You also focus on the very serious question of 'the art of listening'. The kind of programmes you mention will certainly have helped develop mine, but their impact resulted not just from the uniquely gifted individuals concerned but also from the much narrower range of electronic media then available. I am not sure it can be reproduced in 2016. Today online courses such as Jonathan Biss's lectures 'Exploring Beethoven's Piano Sonatas' offer more extended explorations in a more permanent form, a tremendous democratisation of learning which the internet makes possible; but the numbers are not comparable: I see a Gramophone article of July 2013 remarked on the fact that 19,500 people had already signed up to Mr Biss's lectures. And he was certainly lecturing 'to the converted'. So you are right, the BBC still has a vital role to play here - but first it would have to find today's Antony Hopkins or David Munrow, and then that person would have to want to devote a significant part of their time to broadcasting. Maybe the answer will be through the greater diffusion of the actions already undertaken by musicians such as Mr Biss or Nicola Benedetti (and one can think of many others) who will rightly want to continue to devote most of their time to playing.

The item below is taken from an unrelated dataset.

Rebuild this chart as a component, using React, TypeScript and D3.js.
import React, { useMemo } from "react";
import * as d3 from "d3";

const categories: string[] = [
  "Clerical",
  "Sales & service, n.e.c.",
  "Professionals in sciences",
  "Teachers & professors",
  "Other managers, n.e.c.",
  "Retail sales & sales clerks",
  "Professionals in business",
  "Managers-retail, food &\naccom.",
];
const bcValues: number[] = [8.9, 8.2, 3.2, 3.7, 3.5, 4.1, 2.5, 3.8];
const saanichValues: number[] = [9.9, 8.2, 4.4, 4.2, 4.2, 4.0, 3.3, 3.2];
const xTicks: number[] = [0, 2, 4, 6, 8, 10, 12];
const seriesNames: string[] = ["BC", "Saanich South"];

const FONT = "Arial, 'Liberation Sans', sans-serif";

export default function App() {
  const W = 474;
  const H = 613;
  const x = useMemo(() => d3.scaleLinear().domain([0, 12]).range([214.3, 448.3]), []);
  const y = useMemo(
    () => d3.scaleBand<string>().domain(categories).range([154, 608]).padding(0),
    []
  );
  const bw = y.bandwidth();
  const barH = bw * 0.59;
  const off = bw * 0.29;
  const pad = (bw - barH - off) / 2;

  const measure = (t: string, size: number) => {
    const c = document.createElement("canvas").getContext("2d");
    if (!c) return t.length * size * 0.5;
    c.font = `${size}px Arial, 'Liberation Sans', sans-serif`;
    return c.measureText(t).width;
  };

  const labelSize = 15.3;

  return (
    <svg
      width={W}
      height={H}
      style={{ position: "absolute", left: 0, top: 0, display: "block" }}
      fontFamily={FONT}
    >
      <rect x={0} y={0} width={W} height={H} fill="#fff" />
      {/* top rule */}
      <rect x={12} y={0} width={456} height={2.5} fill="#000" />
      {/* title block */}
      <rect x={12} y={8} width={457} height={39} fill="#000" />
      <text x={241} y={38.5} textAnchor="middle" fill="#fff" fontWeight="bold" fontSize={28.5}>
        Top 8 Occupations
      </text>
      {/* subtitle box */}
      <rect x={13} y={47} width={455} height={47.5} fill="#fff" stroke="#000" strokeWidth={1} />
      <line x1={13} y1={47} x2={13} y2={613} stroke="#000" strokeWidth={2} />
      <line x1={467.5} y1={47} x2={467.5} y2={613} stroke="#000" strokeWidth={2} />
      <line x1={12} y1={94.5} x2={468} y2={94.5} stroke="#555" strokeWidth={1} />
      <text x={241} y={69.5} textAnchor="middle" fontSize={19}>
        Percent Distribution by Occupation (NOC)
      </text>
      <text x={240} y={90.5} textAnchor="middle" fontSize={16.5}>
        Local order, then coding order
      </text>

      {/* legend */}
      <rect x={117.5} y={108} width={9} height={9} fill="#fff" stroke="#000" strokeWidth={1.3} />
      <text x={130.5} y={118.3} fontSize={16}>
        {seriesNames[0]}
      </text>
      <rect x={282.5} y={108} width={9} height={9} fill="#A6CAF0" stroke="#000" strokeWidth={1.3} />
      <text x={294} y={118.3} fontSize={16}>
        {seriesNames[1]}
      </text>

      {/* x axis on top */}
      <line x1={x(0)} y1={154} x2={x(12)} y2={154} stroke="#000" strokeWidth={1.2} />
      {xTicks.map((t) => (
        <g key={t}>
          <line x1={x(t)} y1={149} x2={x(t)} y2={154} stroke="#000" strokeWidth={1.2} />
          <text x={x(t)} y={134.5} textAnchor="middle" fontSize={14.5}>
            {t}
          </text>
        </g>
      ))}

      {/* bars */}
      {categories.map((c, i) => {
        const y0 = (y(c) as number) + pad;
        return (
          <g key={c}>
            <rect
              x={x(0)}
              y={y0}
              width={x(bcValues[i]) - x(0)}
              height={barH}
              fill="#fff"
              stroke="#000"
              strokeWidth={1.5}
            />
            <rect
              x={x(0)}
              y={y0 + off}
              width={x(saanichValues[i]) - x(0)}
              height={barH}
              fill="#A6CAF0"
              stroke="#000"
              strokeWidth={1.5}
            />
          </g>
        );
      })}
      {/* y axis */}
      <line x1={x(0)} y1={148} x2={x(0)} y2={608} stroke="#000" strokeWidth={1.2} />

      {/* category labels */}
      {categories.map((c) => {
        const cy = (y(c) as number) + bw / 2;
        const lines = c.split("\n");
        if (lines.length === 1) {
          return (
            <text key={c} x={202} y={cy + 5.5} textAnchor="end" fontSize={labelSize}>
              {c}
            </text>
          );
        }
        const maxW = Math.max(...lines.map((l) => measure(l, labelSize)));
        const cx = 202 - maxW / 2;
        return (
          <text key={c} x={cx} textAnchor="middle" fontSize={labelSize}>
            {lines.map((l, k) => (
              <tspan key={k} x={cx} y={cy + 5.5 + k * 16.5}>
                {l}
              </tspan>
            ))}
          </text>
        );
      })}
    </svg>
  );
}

Marc A Meldon's remarks on the delights of his Decca Mono box also find a resonance in my own recent experience. A day or two after the discussion I mentioned, a friend who had been rediscovering her LPs brought out a 1951 Westminster recording of Beethoven's 4th piano concerto by Paul Badura-Skoda and the Vienna Staatsoper under Scherchen. Mono of course and with occasionally noisy surfaces, it had a fresh, detailed sound and a spontaneity of execution that were captivating and seemed to come from another world. As Mark says, a real performance and more 'natural'. According to Wikipedia's article on the Westminster label, "its slogan was "natural balance", referring to its single microphone technique".

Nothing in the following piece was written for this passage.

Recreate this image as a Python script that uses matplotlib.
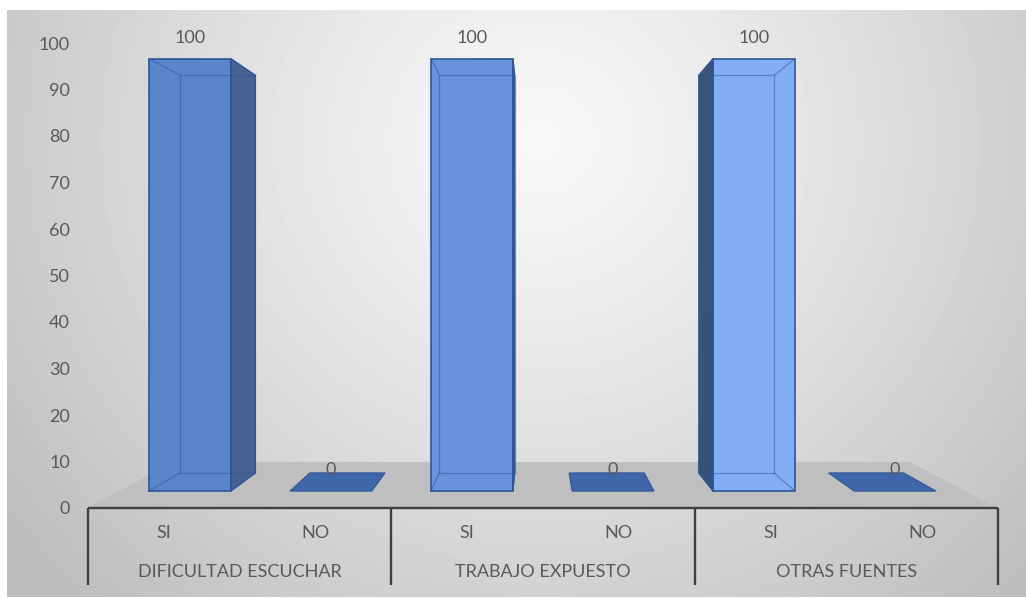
import numpy as np
import matplotlib
matplotlib.use('Agg')
import matplotlib.pyplot as plt
from matplotlib.patches import Polygon

plt.rcParams['font.family'] = ['Lato', 'DejaVu Sans']

# survey answers, percent per question
groups = ['DIFICULTAD ESCUCHAR', 'TRABAJO EXPUESTO', 'OTRAS FUENTES']
answers = ['SI', 'NO']
si_pct = [100, 100, 100]
no_pct = [0, 0, 0]
yticks = list(range(0, 101, 10))

# one column per (question, answer) pair
values = []
for s, n in zip(si_pct, no_pct):
    values += [s, n]
sub_labels = answers * len(groups)

# fake 3d: columns shrink towards a vanishing point as they go back
VP = (2.45, 52.0)
S_FRONT, S_BACK, S_FLOOR = 0.93, 0.855, 0.81
HALF = 0.29

front_cols = ['#5a85cb', '#6893dd', '#82aef6']
side_cols = ['#3f5c8f', '#3d5d9a', '#2f4b75']
flat_col = '#3e66ab'
edge_col = '#2f5597'
text_col = '#595959'
FS = 13


def proj(x, y, s):
    return (VP[0] + (x - VP[0]) * s, VP[1] + (y - VP[1]) * s)


fig = plt.figure(figsize=(10.26, 5.98), dpi=100)

# chart area background, radial grey gradient
bg = fig.add_axes([0, 0, 1, 1])
bg.set_xlim(0, 1026)
bg.set_ylim(598, 0)
bg.axis('off')
gx, gy = np.meshgrid(np.arange(7, 1026), np.arange(10, 597))
d = np.sqrt(((gx - 540) / 580.0) ** 2 + ((gy - 140) / 560.0) ** 2)
shade = (248 - 50 * np.clip(d, 0, 1.15) ** 1.2) / 255.0
bg.imshow(shade, cmap='gray', vmin=0, vmax=1, extent=(7, 1026, 597, 10),
          interpolation='bilinear', aspect='auto')

ax = fig.add_axes([88 / 1026, 90 / 598, 910 / 1026, 465 / 598])
ax.patch.set_alpha(0)
ax.set_xlim(-0.5, 5.5)
ax.set_ylim(0, 100)
for sp in ax.spines.values():
    sp.set_visible(False)
ax.set_xticks([])
ax.set_yticks(yticks)
ax.tick_params(axis='y', length=0, pad=13, labelsize=FS, labelcolor=text_col)

# floor
floor = [proj(-0.5, 0, 1), proj(5.5, 0, 1), proj(5.5, 0, S_FLOOR), proj(-0.5, 0, S_FLOOR)]
ax.add_patch(Polygon(floor, closed=True, fc='#bfbfbf', ec='none', zorder=1, clip_on=False))

for i, v in enumerate(values):
    xl, xr = i - HALF, i + HALF
    f = [proj(xl, 0, S_FRONT), proj(xr, 0, S_FRONT), proj(xr, v, S_FRONT), proj(xl, v, S_FRONT)]
    b = [proj(xl, 0, S_BACK), proj(xr, 0, S_BACK), proj(xr, v, S_BACK), proj(xl, v, S_BACK)]
    g = i // 2
    if v == 0:
        top = [f[3], f[2], b[2], b[3]]
        ax.add_patch(Polygon(top, closed=True, fc=flat_col, ec=edge_col, lw=0.8,
                             zorder=3, clip_on=False))
    else:
        ax.add_patch(Polygon(f, closed=True, fc=front_cols[g], ec='none', zorder=3, clip_on=False))
        if f[1][0] < VP[0]:
            side = [f[1], b[1], b[2], f[2]]
        else:
            side = [f[0], b[0], b[3], f[3]]
        ax.add_patch(Polygon(side, closed=True, fc=side_cols[g], ec=edge_col, lw=1.0,
                             alpha=0.95, zorder=3, clip_on=False))
        # back edges seen through the column
        bx = [p[0] for p in b] + [b[0][0]]
        by = [p[1] for p in b] + [b[0][1]]
        ax.plot(bx, by, color=edge_col, lw=0.9, alpha=0.5, zorder=4, clip_on=False)
        for k in range(4):
            ax.plot([f[k][0], b[k][0]], [f[k][1], b[k][1]], color=edge_col, lw=0.9,
                    alpha=0.5, zorder=4, clip_on=False)
        fx = [p[0] for p in f] + [f[0][0]]
        fy = [p[1] for p in f] + [f[0][1]]
        ax.plot(fx, fy, color=edge_col, lw=1.2, zorder=5, clip_on=False)
    # value label above the front top edge
    cx = (f[2][0] + f[3][0]) / 2
    ax.annotate(f'{v}', xy=(cx, f[2][1]), xytext=(0, 15), textcoords='offset points',
                ha='center', va='center', fontsize=FS, color=text_col,
                zorder=6, annotation_clip=False)

# two-level category axis
ax.plot([-0.5, 5.5], [0, 0], color='#404040', lw=1.7, zorder=5, clip_on=False,
        solid_capstyle='butt')
ax.vlines([-0.5, 1.5, 3.5, 5.5], -16.6, 0, color='#404040', lw=1.7, zorder=5, clip_on=False)
for i, lab in enumerate(sub_labels):
    ax.text(i, -5.4, lab, ha='center', va='center', fontsize=FS, color=text_col)
for g, lab in enumerate(groups):
    ax.text(2 * g + 0.5, -13.8, lab, ha='center', va='center', fontsize=FS, color=text_col)

fig.savefig('out.png', dpi=100)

Are we collectively rediscovering some fundamental and simple (if occasionally inconvenient) truths about recording and performance? Mark praises the products of BIS and Harmonia Mundi; they are companies, it seems to me, where musical values have always been paramount, and this is as apparent in the quality of their sound as in the soundness of their A&R decisions. DG's recent choices seem to reflect very different values and priorities.
iarful said…
an afterthought about interpretation:
Catching up with another Prom, the Aurora orchestra's which a friend had enthused about, I was a little surprised by the reading of the Strauss oboe concerto, finding the orchestra's playing 'rather cut up into chunks' I noted in an email to him. But now I wonder if they were playing like this to counter the Royal Albert Hall's generous acoustic and the BBC seriously misrepresented them by almost completely eliminating it in the very close sound picture they provided. Does a similar sonic contradiction explain their rather raucous Jupiter symphony (where the subtlety of Abbado's version with the Orchestra Mozart is much closer to my ideal)? It would be interesting to know what people who attended the concert think of the transmitted sound - even more so to hear from the musicians.